• Task to complete
Skip every image and restate the data word for word.

• Source material

::::

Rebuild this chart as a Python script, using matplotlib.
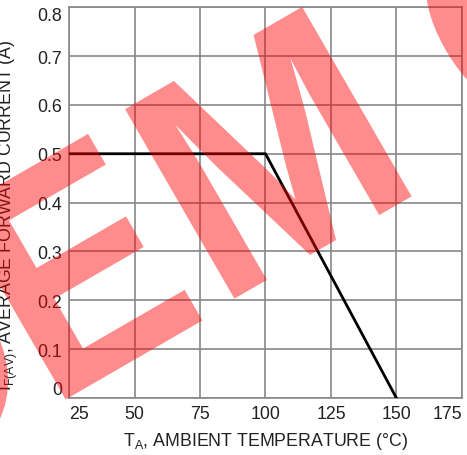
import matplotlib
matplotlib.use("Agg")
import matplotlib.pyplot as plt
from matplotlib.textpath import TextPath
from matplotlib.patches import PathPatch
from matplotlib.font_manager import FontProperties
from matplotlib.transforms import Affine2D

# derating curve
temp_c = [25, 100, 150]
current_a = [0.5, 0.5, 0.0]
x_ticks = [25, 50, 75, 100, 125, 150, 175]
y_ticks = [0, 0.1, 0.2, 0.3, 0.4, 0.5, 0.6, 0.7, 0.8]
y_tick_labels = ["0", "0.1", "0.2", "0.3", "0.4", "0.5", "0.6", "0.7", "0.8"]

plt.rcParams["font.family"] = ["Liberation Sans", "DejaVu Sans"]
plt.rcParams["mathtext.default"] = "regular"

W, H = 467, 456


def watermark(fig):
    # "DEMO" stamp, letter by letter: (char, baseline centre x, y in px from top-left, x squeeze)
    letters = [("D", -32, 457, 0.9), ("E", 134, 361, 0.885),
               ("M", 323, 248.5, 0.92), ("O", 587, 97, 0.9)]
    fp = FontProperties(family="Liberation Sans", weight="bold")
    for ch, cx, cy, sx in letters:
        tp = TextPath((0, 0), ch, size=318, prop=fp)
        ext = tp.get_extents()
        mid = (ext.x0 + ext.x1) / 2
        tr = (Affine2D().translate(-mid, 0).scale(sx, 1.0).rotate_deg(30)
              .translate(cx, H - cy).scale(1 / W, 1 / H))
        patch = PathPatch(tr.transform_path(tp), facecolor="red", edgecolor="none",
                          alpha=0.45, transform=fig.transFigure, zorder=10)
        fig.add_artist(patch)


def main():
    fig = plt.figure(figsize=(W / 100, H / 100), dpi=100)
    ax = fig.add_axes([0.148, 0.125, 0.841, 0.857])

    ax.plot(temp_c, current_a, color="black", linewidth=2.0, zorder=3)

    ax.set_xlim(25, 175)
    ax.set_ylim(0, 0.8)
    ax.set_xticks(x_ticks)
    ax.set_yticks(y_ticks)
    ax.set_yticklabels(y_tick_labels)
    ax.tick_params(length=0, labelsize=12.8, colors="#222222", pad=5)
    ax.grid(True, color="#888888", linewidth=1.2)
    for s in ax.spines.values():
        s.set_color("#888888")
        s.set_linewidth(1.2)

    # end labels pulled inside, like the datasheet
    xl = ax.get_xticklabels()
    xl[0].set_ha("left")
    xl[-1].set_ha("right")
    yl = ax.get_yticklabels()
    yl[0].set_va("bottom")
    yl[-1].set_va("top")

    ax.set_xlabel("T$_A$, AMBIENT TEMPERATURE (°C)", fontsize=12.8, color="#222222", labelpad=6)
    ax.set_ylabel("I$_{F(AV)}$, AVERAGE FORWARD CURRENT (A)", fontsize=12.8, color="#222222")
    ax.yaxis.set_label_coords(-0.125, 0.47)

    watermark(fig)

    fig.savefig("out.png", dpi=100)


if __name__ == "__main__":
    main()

::::

• Expected output
Rebuild this chart as a Python script, using matplotlib.
import matplotlib
matplotlib.use("Agg")
import matplotlib.pyplot as plt
from matplotlib.textpath import TextPath
from matplotlib.patches import PathPatch
from matplotlib.font_manager import FontProperties
from matplotlib.transforms import Affine2D

# derating curve
temp_c = [25, 100, 150]
current_a = [0.5, 0.5, 0.0]
x_ticks = [25, 50, 75, 100, 125, 150, 175]
y_ticks = [0, 0.1, 0.2, 0.3, 0.4, 0.5, 0.6, 0.7, 0.8]
y_tick_labels = ["0", "0.1", "0.2", "0.3", "0.4", "0.5", "0.6", "0.7", "0.8"]

plt.rcParams["font.family"] = ["Liberation Sans", "DejaVu Sans"]
plt.rcParams["mathtext.default"] = "regular"

W, H = 467, 456


def watermark(fig):
    # "DEMO" stamp, letter by letter: (char, baseline centre x, y in px from top-left, x squeeze)
    letters = [("D", -32, 457, 0.9), ("E", 134, 361, 0.885),
               ("M", 323, 248.5, 0.92), ("O", 587, 97, 0.9)]
    fp = FontProperties(family="Liberation Sans", weight="bold")
    for ch, cx, cy, sx in letters:
        tp = TextPath((0, 0), ch, size=318, prop=fp)
        ext = tp.get_extents()
        mid = (ext.x0 + ext.x1) / 2
        tr = (Affine2D().translate(-mid, 0).scale(sx, 1.0).rotate_deg(30)
              .translate(cx, H - cy).scale(1 / W, 1 / H))
        patch = PathPatch(tr.transform_path(tp), facecolor="red", edgecolor="none",
                          alpha=0.45, transform=fig.transFigure, zorder=10)
        fig.add_artist(patch)


def main():
    fig = plt.figure(figsize=(W / 100, H / 100), dpi=100)
    ax = fig.add_axes([0.148, 0.125, 0.841, 0.857])

    ax.plot(temp_c, current_a, color="black", linewidth=2.0, zorder=3)

    ax.set_xlim(25, 175)
    ax.set_ylim(0, 0.8)
    ax.set_xticks(x_ticks)
    ax.set_yticks(y_ticks)
    ax.set_yticklabels(y_tick_labels)
    ax.tick_params(length=0, labelsize=12.8, colors="#222222", pad=5)
    ax.grid(True, color="#888888", linewidth=1.2)
    for s in ax.spines.values():
        s.set_color("#888888")
        s.set_linewidth(1.2)

    # end labels pulled inside, like the datasheet
    xl = ax.get_xticklabels()
    xl[0].set_ha("left")
    xl[-1].set_ha("right")
    yl = ax.get_yticklabels()
    yl[0].set_va("bottom")
    yl[-1].set_va("top")

    ax.set_xlabel("T$_A$, AMBIENT TEMPERATURE (°C)", fontsize=12.8, color="#222222", labelpad=6)
    ax.set_ylabel("I$_{F(AV)}$, AVERAGE FORWARD CURRENT (A)", fontsize=12.8, color="#222222")
    ax.yaxis.set_label_coords(-0.125, 0.47)

    watermark(fig)

    fig.savefig("out.png", dpi=100)


if __name__ == "__main__":
    main()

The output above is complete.